## Aim of the exercise
Up to and including the line containing "var c4NetKaonErr = [22, 35, 39, 36, 35, 33, 57, 28];", please reproduce the lines of the listing below, starting from the top.

## Data lines
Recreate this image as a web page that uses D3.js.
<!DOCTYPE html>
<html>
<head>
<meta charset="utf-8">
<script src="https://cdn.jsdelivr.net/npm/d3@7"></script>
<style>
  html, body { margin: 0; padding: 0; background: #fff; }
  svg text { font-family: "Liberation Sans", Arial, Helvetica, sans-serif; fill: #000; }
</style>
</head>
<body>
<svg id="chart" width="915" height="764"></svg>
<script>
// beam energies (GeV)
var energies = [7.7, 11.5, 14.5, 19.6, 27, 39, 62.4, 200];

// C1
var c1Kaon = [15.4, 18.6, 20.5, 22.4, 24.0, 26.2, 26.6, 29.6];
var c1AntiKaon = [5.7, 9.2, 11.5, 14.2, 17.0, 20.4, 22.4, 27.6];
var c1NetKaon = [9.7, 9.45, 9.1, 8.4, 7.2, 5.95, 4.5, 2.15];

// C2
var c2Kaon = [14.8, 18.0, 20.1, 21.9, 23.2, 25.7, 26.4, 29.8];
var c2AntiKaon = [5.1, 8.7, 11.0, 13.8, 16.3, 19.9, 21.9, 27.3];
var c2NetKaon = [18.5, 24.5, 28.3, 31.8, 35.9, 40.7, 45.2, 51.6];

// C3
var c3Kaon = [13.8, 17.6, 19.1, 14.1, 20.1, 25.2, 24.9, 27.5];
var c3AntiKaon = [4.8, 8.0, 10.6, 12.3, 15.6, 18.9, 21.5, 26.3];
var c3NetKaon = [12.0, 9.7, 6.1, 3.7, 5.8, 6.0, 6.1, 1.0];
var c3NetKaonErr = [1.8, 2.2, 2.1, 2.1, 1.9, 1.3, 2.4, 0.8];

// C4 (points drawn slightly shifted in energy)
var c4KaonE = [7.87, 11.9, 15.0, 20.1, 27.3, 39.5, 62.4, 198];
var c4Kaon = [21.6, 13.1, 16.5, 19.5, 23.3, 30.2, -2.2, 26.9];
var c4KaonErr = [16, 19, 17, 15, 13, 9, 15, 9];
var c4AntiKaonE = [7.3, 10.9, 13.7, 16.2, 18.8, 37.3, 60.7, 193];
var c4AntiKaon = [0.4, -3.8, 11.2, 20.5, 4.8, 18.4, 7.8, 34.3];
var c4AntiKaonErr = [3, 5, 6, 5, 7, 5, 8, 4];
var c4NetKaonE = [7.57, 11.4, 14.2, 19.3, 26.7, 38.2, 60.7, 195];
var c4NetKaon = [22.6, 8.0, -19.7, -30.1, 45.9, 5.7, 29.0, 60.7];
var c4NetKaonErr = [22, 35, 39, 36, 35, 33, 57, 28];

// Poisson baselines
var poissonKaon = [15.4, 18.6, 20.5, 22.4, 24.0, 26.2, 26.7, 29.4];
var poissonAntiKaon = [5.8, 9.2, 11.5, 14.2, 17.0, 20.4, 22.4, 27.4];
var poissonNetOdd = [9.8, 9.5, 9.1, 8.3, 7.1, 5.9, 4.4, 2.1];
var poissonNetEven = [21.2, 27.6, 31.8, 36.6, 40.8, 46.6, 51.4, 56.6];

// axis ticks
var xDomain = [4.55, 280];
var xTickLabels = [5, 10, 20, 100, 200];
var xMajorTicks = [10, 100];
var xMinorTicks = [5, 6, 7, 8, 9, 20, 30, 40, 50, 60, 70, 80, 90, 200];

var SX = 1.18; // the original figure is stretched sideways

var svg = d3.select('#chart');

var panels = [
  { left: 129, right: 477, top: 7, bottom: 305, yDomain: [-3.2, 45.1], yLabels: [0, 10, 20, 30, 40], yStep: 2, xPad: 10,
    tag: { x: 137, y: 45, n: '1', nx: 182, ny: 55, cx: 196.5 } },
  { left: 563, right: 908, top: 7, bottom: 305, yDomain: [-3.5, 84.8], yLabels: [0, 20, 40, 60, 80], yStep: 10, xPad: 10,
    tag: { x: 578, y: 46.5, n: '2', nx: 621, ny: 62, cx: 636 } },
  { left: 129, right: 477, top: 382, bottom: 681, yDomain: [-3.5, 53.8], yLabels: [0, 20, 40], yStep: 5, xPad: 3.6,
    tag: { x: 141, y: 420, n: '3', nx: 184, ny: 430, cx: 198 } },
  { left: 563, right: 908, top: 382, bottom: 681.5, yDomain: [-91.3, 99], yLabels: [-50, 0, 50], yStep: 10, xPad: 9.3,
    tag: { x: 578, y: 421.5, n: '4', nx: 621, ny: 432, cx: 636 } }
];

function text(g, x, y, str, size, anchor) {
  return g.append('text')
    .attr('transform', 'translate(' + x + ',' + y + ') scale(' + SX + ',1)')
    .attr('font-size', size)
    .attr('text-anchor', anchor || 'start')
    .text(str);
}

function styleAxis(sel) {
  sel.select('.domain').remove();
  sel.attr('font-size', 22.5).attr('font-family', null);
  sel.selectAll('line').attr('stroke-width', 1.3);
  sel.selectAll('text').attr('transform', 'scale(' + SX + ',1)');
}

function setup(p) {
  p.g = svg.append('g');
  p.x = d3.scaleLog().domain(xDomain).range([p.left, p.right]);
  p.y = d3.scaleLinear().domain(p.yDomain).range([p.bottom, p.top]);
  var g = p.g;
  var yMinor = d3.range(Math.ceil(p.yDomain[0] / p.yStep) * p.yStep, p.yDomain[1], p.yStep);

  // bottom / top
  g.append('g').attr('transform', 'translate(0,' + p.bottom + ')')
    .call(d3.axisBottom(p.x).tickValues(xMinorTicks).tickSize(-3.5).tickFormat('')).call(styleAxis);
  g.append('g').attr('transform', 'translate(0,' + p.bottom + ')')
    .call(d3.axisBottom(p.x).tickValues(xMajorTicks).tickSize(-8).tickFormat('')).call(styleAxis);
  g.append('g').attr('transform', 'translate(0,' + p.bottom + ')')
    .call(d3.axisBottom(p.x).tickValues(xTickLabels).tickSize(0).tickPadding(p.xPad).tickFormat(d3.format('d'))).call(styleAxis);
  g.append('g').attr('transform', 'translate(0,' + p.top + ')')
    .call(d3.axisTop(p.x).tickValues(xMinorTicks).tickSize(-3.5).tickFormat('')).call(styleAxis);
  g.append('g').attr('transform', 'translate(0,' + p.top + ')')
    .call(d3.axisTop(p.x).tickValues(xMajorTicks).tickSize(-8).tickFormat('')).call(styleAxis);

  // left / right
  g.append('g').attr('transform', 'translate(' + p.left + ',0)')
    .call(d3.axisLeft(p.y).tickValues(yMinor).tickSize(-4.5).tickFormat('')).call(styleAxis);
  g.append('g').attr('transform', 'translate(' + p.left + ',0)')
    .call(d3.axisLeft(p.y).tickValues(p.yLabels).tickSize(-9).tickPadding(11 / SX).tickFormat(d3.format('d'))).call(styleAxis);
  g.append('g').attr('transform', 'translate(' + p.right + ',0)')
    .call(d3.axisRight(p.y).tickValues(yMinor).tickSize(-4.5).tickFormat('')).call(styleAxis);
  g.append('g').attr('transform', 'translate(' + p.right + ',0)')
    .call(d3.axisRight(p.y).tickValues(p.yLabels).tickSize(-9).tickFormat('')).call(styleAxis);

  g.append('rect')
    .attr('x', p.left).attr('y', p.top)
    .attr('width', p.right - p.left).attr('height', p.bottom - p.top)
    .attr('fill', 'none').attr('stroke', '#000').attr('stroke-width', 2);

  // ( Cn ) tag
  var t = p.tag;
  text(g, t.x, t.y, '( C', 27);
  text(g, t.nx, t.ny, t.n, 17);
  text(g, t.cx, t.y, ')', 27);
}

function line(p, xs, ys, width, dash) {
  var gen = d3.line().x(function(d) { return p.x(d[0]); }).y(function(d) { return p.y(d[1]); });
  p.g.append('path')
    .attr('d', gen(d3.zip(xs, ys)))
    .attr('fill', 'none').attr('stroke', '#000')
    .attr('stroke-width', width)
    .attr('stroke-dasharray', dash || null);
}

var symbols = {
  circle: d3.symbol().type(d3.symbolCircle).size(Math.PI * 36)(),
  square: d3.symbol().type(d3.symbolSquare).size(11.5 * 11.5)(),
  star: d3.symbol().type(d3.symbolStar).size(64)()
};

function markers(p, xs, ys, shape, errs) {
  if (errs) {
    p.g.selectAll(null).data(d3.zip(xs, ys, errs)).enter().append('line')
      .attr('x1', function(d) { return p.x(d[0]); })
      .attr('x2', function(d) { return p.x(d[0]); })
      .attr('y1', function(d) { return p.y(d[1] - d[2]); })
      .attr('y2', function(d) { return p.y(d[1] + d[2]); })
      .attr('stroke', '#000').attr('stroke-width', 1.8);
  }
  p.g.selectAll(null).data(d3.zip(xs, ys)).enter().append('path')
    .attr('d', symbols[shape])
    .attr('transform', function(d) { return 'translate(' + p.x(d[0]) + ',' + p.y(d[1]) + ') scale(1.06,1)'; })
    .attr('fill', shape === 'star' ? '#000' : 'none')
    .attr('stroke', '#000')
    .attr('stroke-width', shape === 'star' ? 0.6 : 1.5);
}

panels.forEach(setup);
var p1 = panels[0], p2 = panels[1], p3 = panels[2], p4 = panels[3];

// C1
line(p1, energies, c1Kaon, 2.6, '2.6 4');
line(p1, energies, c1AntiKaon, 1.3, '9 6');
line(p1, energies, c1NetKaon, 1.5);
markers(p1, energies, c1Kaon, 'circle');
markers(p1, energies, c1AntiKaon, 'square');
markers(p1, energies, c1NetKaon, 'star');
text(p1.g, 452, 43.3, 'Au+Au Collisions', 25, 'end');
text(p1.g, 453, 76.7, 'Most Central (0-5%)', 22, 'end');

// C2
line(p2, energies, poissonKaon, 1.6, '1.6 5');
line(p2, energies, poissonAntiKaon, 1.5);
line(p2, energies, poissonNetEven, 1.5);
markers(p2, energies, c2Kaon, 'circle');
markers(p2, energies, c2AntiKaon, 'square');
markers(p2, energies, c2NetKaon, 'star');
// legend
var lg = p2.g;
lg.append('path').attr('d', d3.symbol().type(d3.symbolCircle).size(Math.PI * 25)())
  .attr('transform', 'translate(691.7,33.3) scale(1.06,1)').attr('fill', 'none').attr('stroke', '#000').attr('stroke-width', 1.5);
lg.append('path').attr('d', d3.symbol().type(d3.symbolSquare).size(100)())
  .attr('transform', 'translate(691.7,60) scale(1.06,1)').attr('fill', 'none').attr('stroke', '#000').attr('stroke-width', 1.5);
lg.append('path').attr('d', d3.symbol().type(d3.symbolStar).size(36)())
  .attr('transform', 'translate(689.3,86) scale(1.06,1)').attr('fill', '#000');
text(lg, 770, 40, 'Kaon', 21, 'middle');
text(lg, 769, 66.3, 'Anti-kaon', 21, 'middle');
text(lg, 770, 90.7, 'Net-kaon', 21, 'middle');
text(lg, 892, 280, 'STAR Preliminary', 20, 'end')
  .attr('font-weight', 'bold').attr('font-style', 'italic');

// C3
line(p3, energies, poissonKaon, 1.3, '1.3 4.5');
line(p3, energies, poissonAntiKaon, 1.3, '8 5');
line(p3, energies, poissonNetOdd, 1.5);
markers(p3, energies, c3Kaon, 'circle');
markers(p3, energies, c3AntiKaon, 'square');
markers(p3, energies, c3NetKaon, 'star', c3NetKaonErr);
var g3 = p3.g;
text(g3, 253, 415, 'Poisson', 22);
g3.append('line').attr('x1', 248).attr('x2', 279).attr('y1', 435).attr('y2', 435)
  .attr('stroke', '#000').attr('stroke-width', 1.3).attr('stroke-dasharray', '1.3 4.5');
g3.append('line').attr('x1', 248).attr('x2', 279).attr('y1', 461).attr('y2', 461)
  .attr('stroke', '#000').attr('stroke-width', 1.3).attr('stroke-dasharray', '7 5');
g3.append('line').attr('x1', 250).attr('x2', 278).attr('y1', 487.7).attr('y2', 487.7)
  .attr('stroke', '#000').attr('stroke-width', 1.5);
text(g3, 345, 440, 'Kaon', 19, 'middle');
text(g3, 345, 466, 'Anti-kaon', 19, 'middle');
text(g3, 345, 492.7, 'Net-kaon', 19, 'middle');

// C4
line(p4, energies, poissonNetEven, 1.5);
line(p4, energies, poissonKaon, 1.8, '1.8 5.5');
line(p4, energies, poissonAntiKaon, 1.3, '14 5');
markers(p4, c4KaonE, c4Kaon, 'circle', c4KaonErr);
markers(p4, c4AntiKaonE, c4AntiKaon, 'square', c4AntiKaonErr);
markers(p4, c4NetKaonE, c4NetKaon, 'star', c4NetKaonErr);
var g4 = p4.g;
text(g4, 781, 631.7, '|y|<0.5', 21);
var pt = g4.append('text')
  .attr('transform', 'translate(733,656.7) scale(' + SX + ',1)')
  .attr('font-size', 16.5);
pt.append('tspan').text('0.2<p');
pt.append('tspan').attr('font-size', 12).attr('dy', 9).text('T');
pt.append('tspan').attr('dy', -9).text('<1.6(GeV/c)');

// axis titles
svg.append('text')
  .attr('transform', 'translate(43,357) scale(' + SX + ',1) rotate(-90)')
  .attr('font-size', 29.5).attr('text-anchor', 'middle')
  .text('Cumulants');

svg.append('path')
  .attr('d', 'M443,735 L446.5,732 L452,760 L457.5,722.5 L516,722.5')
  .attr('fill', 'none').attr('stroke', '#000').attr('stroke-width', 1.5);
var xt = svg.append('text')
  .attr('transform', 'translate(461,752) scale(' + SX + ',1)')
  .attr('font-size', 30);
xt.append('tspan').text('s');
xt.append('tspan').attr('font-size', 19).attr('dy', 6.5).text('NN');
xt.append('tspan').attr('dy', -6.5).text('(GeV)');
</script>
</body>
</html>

## Answer below
Recreate this image as a web page that uses D3.js.
<!DOCTYPE html>
<html>
<head>
<meta charset="utf-8">
<script src="https://cdn.jsdelivr.net/npm/d3@7"></script>
<style>
  html, body { margin: 0; padding: 0; background: #fff; }
  svg text { font-family: "Liberation Sans", Arial, Helvetica, sans-serif; fill: #000; }
</style>
</head>
<body>
<svg id="chart" width="915" height="764"></svg>
<script>
// beam energies (GeV)
var energies = [7.7, 11.5, 14.5, 19.6, 27, 39, 62.4, 200];

// C1
var c1Kaon = [15.4, 18.6, 20.5, 22.4, 24.0, 26.2, 26.6, 29.6];
var c1AntiKaon = [5.7, 9.2, 11.5, 14.2, 17.0, 20.4, 22.4, 27.6];
var c1NetKaon = [9.7, 9.45, 9.1, 8.4, 7.2, 5.95, 4.5, 2.15];

// C2
var c2Kaon = [14.8, 18.0, 20.1, 21.9, 23.2, 25.7, 26.4, 29.8];
var c2AntiKaon = [5.1, 8.7, 11.0, 13.8, 16.3, 19.9, 21.9, 27.3];
var c2NetKaon = [18.5, 24.5, 28.3, 31.8, 35.9, 40.7, 45.2, 51.6];

// C3
var c3Kaon = [13.8, 17.6, 19.1, 14.1, 20.1, 25.2, 24.9, 27.5];
var c3AntiKaon = [4.8, 8.0, 10.6, 12.3, 15.6, 18.9, 21.5, 26.3];
var c3NetKaon = [12.0, 9.7, 6.1, 3.7, 5.8, 6.0, 6.1, 1.0];
var c3NetKaonErr = [1.8, 2.2, 2.1, 2.1, 1.9, 1.3, 2.4, 0.8];

// C4 (points drawn slightly shifted in energy)
var c4KaonE = [7.87, 11.9, 15.0, 20.1, 27.3, 39.5, 62.4, 198];
var c4Kaon = [21.6, 13.1, 16.5, 19.5, 23.3, 30.2, -2.2, 26.9];
var c4KaonErr = [16, 19, 17, 15, 13, 9, 15, 9];
var c4AntiKaonE = [7.3, 10.9, 13.7, 16.2, 18.8, 37.3, 60.7, 193];
var c4AntiKaon = [0.4, -3.8, 11.2, 20.5, 4.8, 18.4, 7.8, 34.3];
var c4AntiKaonErr = [3, 5, 6, 5, 7, 5, 8, 4];
var c4NetKaonE = [7.57, 11.4, 14.2, 19.3, 26.7, 38.2, 60.7, 195];
var c4NetKaon = [22.6, 8.0, -19.7, -30.1, 45.9, 5.7, 29.0, 60.7];
var c4NetKaonErr = [22, 35, 39, 36, 35, 33, 57, 28];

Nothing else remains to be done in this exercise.